- [WHAT IS EXPECTED] Print, word for word, the opening line of the data below and every line after it through the line that contains "color = d3.scaleOrdinal().domain(categories).range(colors);", but not the pictures.

- [SOURCE DATA]
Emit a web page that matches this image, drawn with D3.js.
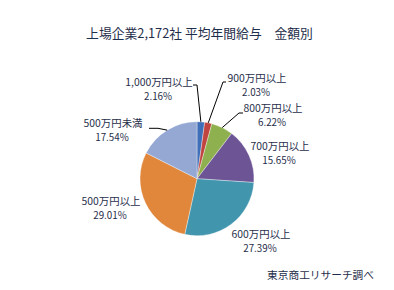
<!DOCTYPE html>
<html>
<head>
<meta charset="utf-8">
<script src="https://cdn.jsdelivr.net/npm/d3@7"></script>
<style>
  html, body { margin: 0; padding: 0; background: #ffffff; }
  svg { display: block; }
  text { font-family: "Noto Sans CJK JP", "Noto Sans", sans-serif; }
</style>
</head>
<body>
<svg id="chart" width="394" height="290"></svg>
<script>
// ---- data ----
const title = "上場企業2,172社 平均年間給与\u3000金額別";
const source = "東京商工リサーチ調べ";
const categories = ["1,000万円以上", "900万円以上", "800万円以上", "700万円以上", "600万円以上", "500万円以上", "500万円未満"];
const values = [2.16, 2.03, 6.22, 15.65, 27.39, 29.01, 17.54];

// ---- styles / layout ----
const colors = ["#3E6FB8", "#C0443F", "#8FB04E", "#6C5495", "#4196AE", "#E0873C", "#94A8D3"];
const textColor = "#1F2E4A";
const cx = 197, cy = 178.7, radius = 57;
// label centre offsets from pie centre (first line centre), and leader elbow points
const labelLayout = [
  { dx: -38, dy: -96, leader: [[0, -93.7], [-4, -93.7]] },
  { dx: 60, dy: -100.5, leader: [[26, -96.7], [29, -96.7]] },
  { dx: 76, dy: -70, leader: [[42, -65.7], [46, -65.7]] },
  { dx: 83, dy: -32, leader: null },
  { dx: 64, dy: 56, leader: null },
  { dx: -86, dy: 23, leader: null },
  { dx: -84, dy: -55, leader: [[-39, -50.4], [-48, -50.4]] }
];

const svg = d3.select("#chart");

svg.append("text")
  .attr("x", 199.5).attr("y", 37.5)
  .attr("text-anchor", "middle")
  .attr("font-size", 12.8)
  .attr("fill", textColor)
  .text(title);

svg.append("text")
  .attr("x", 374).attr("y", 279)
  .attr("text-anchor", "end")
  .attr("font-size", 10.7)
  .attr("fill", textColor)
  .text(source);

const data = categories.map((c, i) => ({ cat: c, value: values[i] }));
const pie = d3.pie().value(d => d.value).sort(null).startAngle(0).endAngle(2 * Math.PI);
const arcs = pie(data);
const arc = d3.arc().innerRadius(0).outerRadius(radius);
const color = d3.scaleOrdinal().domain(categories).range(colors);

const g = svg.append("g").attr("transform", `translate(${cx},${cy})`);

g.selectAll("path.slice")
  .data(arcs)
  .enter().append("path")
  .attr("class", "slice")
  .attr("d", arc)
  .attr("fill", d => color(d.data.cat))
  .attr("stroke", "#ffffff")
  .attr("stroke-opacity", 0.6)
  .attr("stroke-width", 0.6);

// leader lines
const fmt = d3.format(".2f");
arcs.forEach((d, i) => {
  const lay = labelLayout[i];
  if (lay.leader) {
    const mid = (d.startAngle + d.endAngle) / 2;
    const p0 = [Math.sin(mid) * radius, -Math.cos(mid) * radius];
    const pts = [p0].concat(lay.leader);
    g.append("path")
      .attr("d", d3.line()(pts))
      .attr("fill", "none")
      .attr("stroke", "#000000")
      .attr("stroke-width", 1);
  }
  const t = g.append("text")
    .attr("text-anchor", "middle")
    .attr("font-size", 10.4)
    .attr("fill", textColor);
  t.append("tspan")
    .attr("x", lay.dx).attr("y", lay.dy + 3.7)
    .text(d.data.cat);
  t.append("tspan")
    .attr("x", lay.dx - 1).attr("y", lay.dy + 3.7 + 14)
    .attr("font-size", 9.8)
    .text(fmt(d.data.value) + "%");
});
</script>
</body>
</html>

- [TASK OUTPUT]
Emit a web page that matches this image, drawn with D3.js.
<!DOCTYPE html>
<html>
<head>
<meta charset="utf-8">
<script src="https://cdn.jsdelivr.net/npm/d3@7"></script>
<style>
  html, body { margin: 0; padding: 0; background: #ffffff; }
  svg { display: block; }
  text { font-family: "Noto Sans CJK JP", "Noto Sans", sans-serif; }
</style>
</head>
<body>
<svg id="chart" width="394" height="290"></svg>
<script>
// ---- data ----
const title = "上場企業2,172社 平均年間給与\u3000金額別";
const source = "東京商工リサーチ調べ";
const categories = ["1,000万円以上", "900万円以上", "800万円以上", "700万円以上", "600万円以上", "500万円以上", "500万円未満"];
const values = [2.16, 2.03, 6.22, 15.65, 27.39, 29.01, 17.54];

// ---- styles / layout ----
const colors = ["#3E6FB8", "#C0443F", "#8FB04E", "#6C5495", "#4196AE", "#E0873C", "#94A8D3"];
const textColor = "#1F2E4A";
const cx = 197, cy = 178.7, radius = 57;
// label centre offsets from pie centre (first line centre), and leader elbow points
const labelLayout = [
  { dx: -38, dy: -96, leader: [[0, -93.7], [-4, -93.7]] },
  { dx: 60, dy: -100.5, leader: [[26, -96.7], [29, -96.7]] },
  { dx: 76, dy: -70, leader: [[42, -65.7], [46, -65.7]] },
  { dx: 83, dy: -32, leader: null },
  { dx: 64, dy: 56, leader: null },
  { dx: -86, dy: 23, leader: null },
  { dx: -84, dy: -55, leader: [[-39, -50.4], [-48, -50.4]] }
];

const svg = d3.select("#chart");

svg.append("text")
  .attr("x", 199.5).attr("y", 37.5)
  .attr("text-anchor", "middle")
  .attr("font-size", 12.8)
  .attr("fill", textColor)
  .text(title);

svg.append("text")
  .attr("x", 374).attr("y", 279)
  .attr("text-anchor", "end")
  .attr("font-size", 10.7)
  .attr("fill", textColor)
  .text(source);

const data = categories.map((c, i) => ({ cat: c, value: values[i] }));
const pie = d3.pie().value(d => d.value).sort(null).startAngle(0).endAngle(2 * Math.PI);
const arcs = pie(data);
const arc = d3.arc().innerRadius(0).outerRadius(radius);
const color = d3.scaleOrdinal().domain(categories).range(colors);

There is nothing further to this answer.